* Problem details
Leaving the pictures out, print the lines from the first line of the listing through the line containing "from matplotlib import font_manager", exactly as they read, and no others.

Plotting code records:
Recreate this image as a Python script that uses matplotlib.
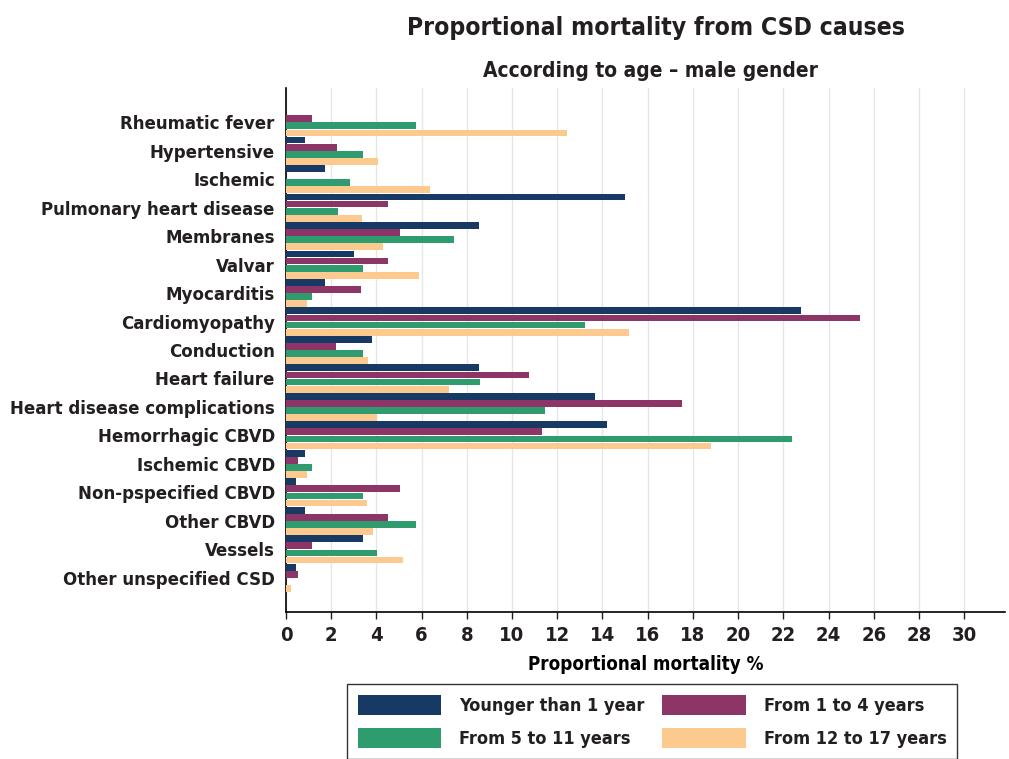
import numpy as np
import matplotlib
matplotlib.use('Agg')
import matplotlib.pyplot as plt
from matplotlib import font_manager

# pick a narrow bold font if available
names = {f.name for f in font_manager.fontManager.ttflist}
if 'Liberation Sans Narrow' in names:
    plt.rcParams['font.family'] = ['Liberation Sans Narrow', 'DejaVu Sans']
else:
    plt.rcParams['font.family'] = ['DejaVu Sans']
    plt.rcParams['font.stretch'] = 'condensed'
plt.rcParams['font.weight'] = 'bold'
plt.rcParams['text.color'] = '#231f20'
plt.rcParams['xtick.color'] = '#231f20'
plt.rcParams['ytick.color'] = '#231f20'

# Data
causes = ['Rheumatic fever', 'Hypertensive', 'Ischemic', 'Pulmonary heart disease',
          'Membranes', 'Valvar', 'Myocarditis', 'Cardiomyopathy', 'Conduction',
          'Heart failure', 'Heart disease complications', 'Hemorrhagic CBVD',
          'Ischemic CBVD', 'Non-pspecified CBVD', 'Other CBVD', 'Vessels',
          'Other unspecified CSD']

under_1 = [0, 0.84, 1.71, 14.99, 8.55, 3.01, 1.71, 22.77, 3.79, 8.56, 13.69, 14.18,
           0.84, 0.43, 0.84, 3.41, 0.43]
age_1_4 = [1.14, 2.24, 0, 4.53, 5.04, 4.53, 3.34, 25.4, 2.23, 10.73, 17.5, 11.32,
           0.55, 5.04, 4.53, 1.14, 0.55]
age_5_11 = [5.75, 3.41, 2.83, 2.30, 7.45, 3.41, 1.14, 13.23, 3.40, 8.60, 11.47, 22.40,
            1.14, 3.41, 5.75, 4.01, 0]
age_12_17 = [12.42, 4.06, 6.36, 3.36, 4.29, 5.88, 0.93, 15.16, 3.62, 7.22, 4.04, 18.78,
             0.91, 3.60, 3.83, 5.16, 0.22]

series = [under_1, age_1_4, age_5_11, age_12_17]
labels = ['Younger than 1 year', 'From 1 to 4 years', 'From 5 to 11 years', 'From 12 to 17 years']
colors = ['#173a64', '#8e3567', '#2e9c6e', '#fcc98f']

fig = plt.figure(figsize=(10.09, 7.59), dpi=100)
ax = fig.add_axes([0.2834, 0.1937, 0.7126, 0.6903])

y = np.arange(len(causes))
h = 0.25
offsets = [-1.5 * h, -0.5 * h, 0.5 * h, 1.5 * h]
bars = []
for vals, off, col, lab in zip(series, offsets, colors, labels):
    b = ax.barh(y + off, vals, height=h * 0.95, color=col, label=lab, zorder=3)
    bars.append(b)

ax.set_ylim(len(causes) - 1 + 1.2, -1.2)
ax.set_xlim(0, 31.8)
ax.set_xticks(np.arange(0, 31, 2))
ax.set_yticks(y)
ax.set_yticklabels(causes, fontsize=13.3, fontweight='bold')
ax.tick_params(axis='y', length=0, pad=8)
ax.tick_params(axis='x', labelsize=14.5, length=5, width=1, direction='out', pad=5)
for t in ax.get_xticklabels():
    t.set_fontweight('bold')
ax.grid(axis='x', color='#e6e6e6', linewidth=1, zorder=0)
for s in ['top', 'right']:
    ax.spines[s].set_visible(False)
for s in ['left', 'bottom']:
    ax.spines[s].set_color('black')
    ax.spines[s].set_linewidth(1.2)

ax.set_xlabel('Proportional mortality %', fontsize=13.5, fontweight='bold', labelpad=7)

fig.text(0.6503, 0.963, 'Proportional mortality from CSD causes', ha='center', va='center',
         fontsize=17.7, fontweight='bold')
fig.text(0.6445, 0.907, 'According to age \u2013 male gender', ha='center', va='center',
         fontsize=15, fontweight='bold')

# legend filled row by row: blue, purple / green, orange
order = [0, 2, 1, 3]
leg = fig.legend(handles=[bars[i] for i in order], labels=[labels[i] for i in order],
                 ncol=2, loc='upper left', borderaxespad=0,
                 bbox_to_anchor=(0.344, 0.0988), frameon=True, fancybox=False,
                 edgecolor='black', fontsize=13, handlelength=4.6, handleheight=1.3,
                 columnspacing=1.0, handletextpad=1.0, labelspacing=0.75,
                 borderpad=0.6)
leg.get_frame().set_linewidth(1.0)
for t in leg.get_texts():
    t.set_fontweight('bold')

fig.savefig('out.png', dpi=100)
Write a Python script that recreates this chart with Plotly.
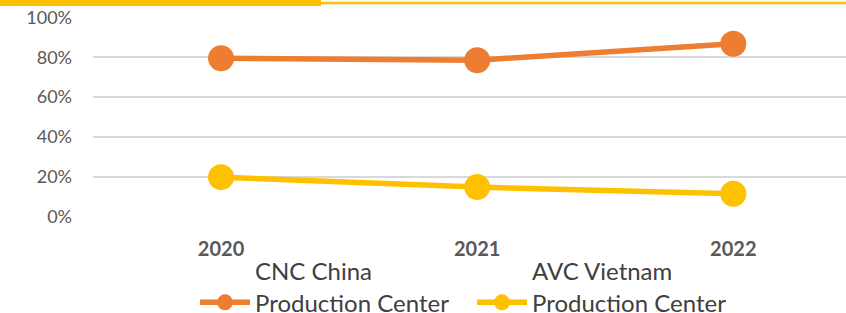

* Expected answer
Recreate this image as a Python script that uses matplotlib.
import numpy as np
import matplotlib
matplotlib.use('Agg')
import matplotlib.pyplot as plt
from matplotlib import font_manager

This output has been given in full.